幾十年來,中國社會中最貧苦最悲慘的“階級”,是農民,在公社化以後餓死的幾千萬人中,絕大多數也是農民。現在,他們也是對中共政權最不滿的群體。這些年來,農村中的突發事件,實際上遠遠超過城市,只是很少為外界所知。以我的家鄉杭州為例,我的老家富陽,鄰近的蕭山、余杭,近年來都曾發生過數千人至數萬人的騷亂,富陽的騷亂,延續數天,出動軍隊,開槍,抓捕數百人方鎮壓下去。其他地方的騷亂,也時有的所聞。今年四月我去北京,在數十名便衣,為數在五、六輛以上的汽車,以及摩托車、自行車的跟蹤包圍下,度過一周,然後又在他們的跟蹤包圍下乘車離京。同座的有幾個黑龍江南下打工的農民,當他們得知我們是被便衣包圍跟蹤的民運人士時,找便衣不在旁邊的機會,偷偷告訴我們,說農民恨死共產黨了,他們家鄉的農民就曾經騷亂,當局出動軍隊鎮壓,打死二人。去年底,我曾經遇到鄧小平老家出來打工的農民,我問他們:“你們家鄉農民很喜歡鄧小平吧?”他們回答說:“喜歡個屁,農民都恨死他了,為他們鄧家的事(為修故居、為故居建路,把老百姓的墳墓遷離鄧家祖墳所在的墳山等等)老百姓暴動,出動軍隊方鎮壓下去。”我想他講的暴動,一般就是騷亂,上面二個黑龍江農民也說暴動。他們還說鄧家子女花幾億元在縣裏建廠,說是扶貧,但農民對他們絕無好感。一般說來,當局對農民的鎮壓較少顧忌,動用武力也遠較城市為隨便。

農民是實現中國民主的主要力量之一。在過去的幾年中,在馬列主義、毛澤東思想及中共宣傳下,農民的形象是歪曲的。在民主牆時期,很多民運人士以為農民不支持民主,以馬列主義理論,以農業社會,以農民占大多數來解釋中國當代的專制現象。

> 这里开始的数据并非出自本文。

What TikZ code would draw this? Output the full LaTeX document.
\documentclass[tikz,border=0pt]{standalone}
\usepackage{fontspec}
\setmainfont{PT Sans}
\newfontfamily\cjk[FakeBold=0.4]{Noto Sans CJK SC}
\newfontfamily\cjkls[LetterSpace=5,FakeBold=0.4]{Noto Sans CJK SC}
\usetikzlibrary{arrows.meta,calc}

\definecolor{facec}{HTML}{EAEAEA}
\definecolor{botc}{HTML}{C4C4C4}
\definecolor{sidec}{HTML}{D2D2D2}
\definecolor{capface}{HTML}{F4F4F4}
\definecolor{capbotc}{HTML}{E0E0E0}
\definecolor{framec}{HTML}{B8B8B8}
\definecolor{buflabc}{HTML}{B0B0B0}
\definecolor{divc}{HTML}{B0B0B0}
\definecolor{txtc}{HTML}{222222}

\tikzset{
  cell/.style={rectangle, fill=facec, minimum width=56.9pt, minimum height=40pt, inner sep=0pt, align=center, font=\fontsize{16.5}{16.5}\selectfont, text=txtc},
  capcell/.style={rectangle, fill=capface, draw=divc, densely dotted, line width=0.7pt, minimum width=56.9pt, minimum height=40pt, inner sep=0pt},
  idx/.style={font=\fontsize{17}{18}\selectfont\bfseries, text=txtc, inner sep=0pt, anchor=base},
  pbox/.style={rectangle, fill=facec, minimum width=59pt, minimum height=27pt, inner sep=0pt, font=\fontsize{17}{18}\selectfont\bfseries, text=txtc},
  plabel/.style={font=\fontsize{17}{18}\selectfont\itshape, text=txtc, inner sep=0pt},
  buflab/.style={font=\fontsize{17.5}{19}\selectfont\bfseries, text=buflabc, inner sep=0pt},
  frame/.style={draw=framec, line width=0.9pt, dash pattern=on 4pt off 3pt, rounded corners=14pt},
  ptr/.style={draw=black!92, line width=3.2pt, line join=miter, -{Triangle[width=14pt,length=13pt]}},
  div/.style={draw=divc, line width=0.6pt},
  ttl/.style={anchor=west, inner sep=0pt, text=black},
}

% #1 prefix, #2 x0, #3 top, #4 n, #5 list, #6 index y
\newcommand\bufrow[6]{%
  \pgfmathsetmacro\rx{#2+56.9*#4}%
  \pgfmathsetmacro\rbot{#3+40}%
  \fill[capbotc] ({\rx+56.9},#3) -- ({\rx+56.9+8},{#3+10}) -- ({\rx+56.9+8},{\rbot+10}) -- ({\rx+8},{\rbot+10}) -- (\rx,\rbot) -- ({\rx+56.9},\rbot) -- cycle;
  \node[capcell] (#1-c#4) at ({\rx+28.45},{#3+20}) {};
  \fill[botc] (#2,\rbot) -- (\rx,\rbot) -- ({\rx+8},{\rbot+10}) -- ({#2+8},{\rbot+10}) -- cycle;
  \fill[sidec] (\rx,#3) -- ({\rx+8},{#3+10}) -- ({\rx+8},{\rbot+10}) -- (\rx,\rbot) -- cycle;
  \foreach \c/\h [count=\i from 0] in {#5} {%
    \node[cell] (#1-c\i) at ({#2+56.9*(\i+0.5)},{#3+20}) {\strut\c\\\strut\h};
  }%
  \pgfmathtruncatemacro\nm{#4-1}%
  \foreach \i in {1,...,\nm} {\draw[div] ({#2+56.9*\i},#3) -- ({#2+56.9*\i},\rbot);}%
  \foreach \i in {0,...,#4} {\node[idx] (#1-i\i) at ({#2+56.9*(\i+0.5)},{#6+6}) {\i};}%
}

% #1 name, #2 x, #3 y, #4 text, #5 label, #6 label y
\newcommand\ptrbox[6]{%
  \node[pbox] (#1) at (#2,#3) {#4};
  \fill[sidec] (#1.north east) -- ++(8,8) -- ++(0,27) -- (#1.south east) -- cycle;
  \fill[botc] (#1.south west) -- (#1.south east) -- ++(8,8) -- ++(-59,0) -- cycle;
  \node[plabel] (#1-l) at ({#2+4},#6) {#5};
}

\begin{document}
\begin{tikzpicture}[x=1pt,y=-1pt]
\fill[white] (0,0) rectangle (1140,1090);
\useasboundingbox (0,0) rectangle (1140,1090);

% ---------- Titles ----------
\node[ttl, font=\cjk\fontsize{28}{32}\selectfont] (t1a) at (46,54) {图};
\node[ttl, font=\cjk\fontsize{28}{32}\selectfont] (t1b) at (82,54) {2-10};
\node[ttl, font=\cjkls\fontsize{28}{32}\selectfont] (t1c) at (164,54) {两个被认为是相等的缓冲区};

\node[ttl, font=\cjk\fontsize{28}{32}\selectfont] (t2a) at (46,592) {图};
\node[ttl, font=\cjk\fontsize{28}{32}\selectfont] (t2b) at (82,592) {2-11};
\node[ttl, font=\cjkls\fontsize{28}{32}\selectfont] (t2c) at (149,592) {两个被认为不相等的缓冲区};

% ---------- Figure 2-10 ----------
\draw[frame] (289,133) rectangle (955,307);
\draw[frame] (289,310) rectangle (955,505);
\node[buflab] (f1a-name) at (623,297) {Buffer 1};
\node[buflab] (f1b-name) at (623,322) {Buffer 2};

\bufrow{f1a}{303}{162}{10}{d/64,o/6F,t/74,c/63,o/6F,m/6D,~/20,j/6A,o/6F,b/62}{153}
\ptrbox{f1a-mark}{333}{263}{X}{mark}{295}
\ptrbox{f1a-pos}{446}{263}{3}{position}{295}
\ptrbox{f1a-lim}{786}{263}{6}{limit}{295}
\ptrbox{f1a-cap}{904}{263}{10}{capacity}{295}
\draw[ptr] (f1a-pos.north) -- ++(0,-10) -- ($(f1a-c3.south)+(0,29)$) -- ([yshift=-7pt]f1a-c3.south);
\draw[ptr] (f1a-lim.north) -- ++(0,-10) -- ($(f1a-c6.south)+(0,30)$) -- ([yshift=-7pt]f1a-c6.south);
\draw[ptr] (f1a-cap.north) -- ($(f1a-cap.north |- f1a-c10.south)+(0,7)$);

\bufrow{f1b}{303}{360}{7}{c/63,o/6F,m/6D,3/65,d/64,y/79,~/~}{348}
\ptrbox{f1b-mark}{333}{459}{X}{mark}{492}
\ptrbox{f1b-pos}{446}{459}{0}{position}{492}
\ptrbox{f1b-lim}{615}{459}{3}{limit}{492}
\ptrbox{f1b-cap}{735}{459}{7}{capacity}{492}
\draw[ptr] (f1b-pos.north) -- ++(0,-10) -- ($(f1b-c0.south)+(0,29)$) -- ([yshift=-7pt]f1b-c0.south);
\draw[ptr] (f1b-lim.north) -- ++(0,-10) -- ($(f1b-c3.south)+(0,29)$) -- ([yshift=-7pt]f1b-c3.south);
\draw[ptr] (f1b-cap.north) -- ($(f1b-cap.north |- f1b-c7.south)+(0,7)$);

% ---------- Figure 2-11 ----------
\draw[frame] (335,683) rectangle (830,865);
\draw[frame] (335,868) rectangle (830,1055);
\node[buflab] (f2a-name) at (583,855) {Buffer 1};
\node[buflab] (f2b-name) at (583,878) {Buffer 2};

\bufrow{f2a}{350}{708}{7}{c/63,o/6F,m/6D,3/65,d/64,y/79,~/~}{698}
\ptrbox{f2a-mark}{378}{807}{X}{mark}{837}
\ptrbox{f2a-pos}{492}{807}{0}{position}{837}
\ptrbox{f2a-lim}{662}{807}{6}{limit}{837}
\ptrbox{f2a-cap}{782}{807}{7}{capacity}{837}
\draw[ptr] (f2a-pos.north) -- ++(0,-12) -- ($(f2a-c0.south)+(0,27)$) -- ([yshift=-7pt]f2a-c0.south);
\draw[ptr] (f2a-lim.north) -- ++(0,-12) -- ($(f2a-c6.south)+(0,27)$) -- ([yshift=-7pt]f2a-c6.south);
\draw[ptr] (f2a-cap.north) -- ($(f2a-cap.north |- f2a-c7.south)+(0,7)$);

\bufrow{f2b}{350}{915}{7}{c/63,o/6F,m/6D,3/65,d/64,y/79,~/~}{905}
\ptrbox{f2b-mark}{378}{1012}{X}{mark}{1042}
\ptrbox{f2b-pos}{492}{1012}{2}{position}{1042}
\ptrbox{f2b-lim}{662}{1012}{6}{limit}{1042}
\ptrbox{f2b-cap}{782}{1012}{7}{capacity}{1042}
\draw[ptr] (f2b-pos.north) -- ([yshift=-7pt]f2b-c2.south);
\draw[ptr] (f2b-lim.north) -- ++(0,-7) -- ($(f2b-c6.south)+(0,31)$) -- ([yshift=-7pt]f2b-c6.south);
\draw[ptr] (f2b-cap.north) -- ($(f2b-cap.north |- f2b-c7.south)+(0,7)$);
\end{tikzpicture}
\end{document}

我當時力主現在的中國農民象工人和知識份子一樣迫切期望民主,但也不敢肯定過去的民主問題與農民、工人之類的“階級”劃分無關。其實,美國的民主是由農夫建立起來的,而希特勒的納粹專制則主要由工人和市民建立起來,布爾什維克的專制則更主要由工人建立起來。因此,民主問題與農民或工人的問題無關,而只與人及其群體的素質和發展程度有關,也與人及群體的利益與統治者的密切程度等有關。

近幾年的村級選舉,中國農民表現之好,遠出於我這樣生長於農村,老家仍在農村,這些年又常常再去農村,自以為對農村情況深為瞭解的人的預料之外。開頭,農民並不信任中共的選舉,所以也往往把這種選舉當玩笑和鬧劇來對待,所以到處傳的是某某某某大款出幾千、幾萬、甚至十幾萬、二十萬買選票競選當村長的消息,農民也願意賣自己的選票,在農村、在縣城,這類事被當作似乎是合法的事來談。這時,農村的共產黨組織也往往干預選舉。但很快,農民發現自己的選票是有用的,可以把中共組織安排的候選人頂下來,選上自己喜歡的候選人。因此,迅速變得認真起來。到今年,農民對選舉是相當認真了。購賣選票的事還有,但起的作用不大,因為如果嚴格按無記名方式選舉,農民吃了候選人的飯,拿了他的錢,背地裏照樣不投他的票。他們可以根據自己熟知的候選人的人品及他的施政綱領、施政演說來選擇。我們家鄉是一村一姓,家族勢力很為嚴重,我和老同學老朋友都擔心家族勢力控制選舉,但結果,這樣的情況卻還沒有發現過。(而在過去黨支部領導下,這卻是經常的事,黨支部與家族勢力結合)。雖然目前的村級選舉仍然是中共控制下的不太民主的選舉,但中國農民已經開始在村級選舉中表達自己的意見了。這大大壓制了村級腐敗風氣(因為上下左右腐敗的包圍、因為財務不公開,腐敗風氣只是受壓制而不是清除),否則,農村的矛盾還會更尖銳。

除了民主問題外,我們要為農民呼籲的問題還有很多,例如反對貪官污吏,反對亂收費,減輕農民負擔,反對欺壓農民,加強服務性措施,為農村教育、文化、經濟發展創造條件,尤其是提高農民的教育、文化及科技水平。建立獨立農會或獨立的農業工會,以維護農民利益,對農民的法律救助以及其他等等。而特別重要的還有兩點,一是取消對農民的一切歧視,取消違反遷徙自由的農業戶口和城鎮戶口,農業社會和工業社會的人為的二元劃分,實行中國公民一律平等的原則。二是農村及其嚴重的隱性失業問題,這是由二元劃分產生的結果,並且有過去集體經濟的影響,除了打工仔外,中國農村仍有數以億計的富餘勞力。象我們家鄉一帶,一人只有幾分田,勞動力大部處於富餘狀態,這對農村是一個極大的壓力,需要採取切實的辦法加以解決。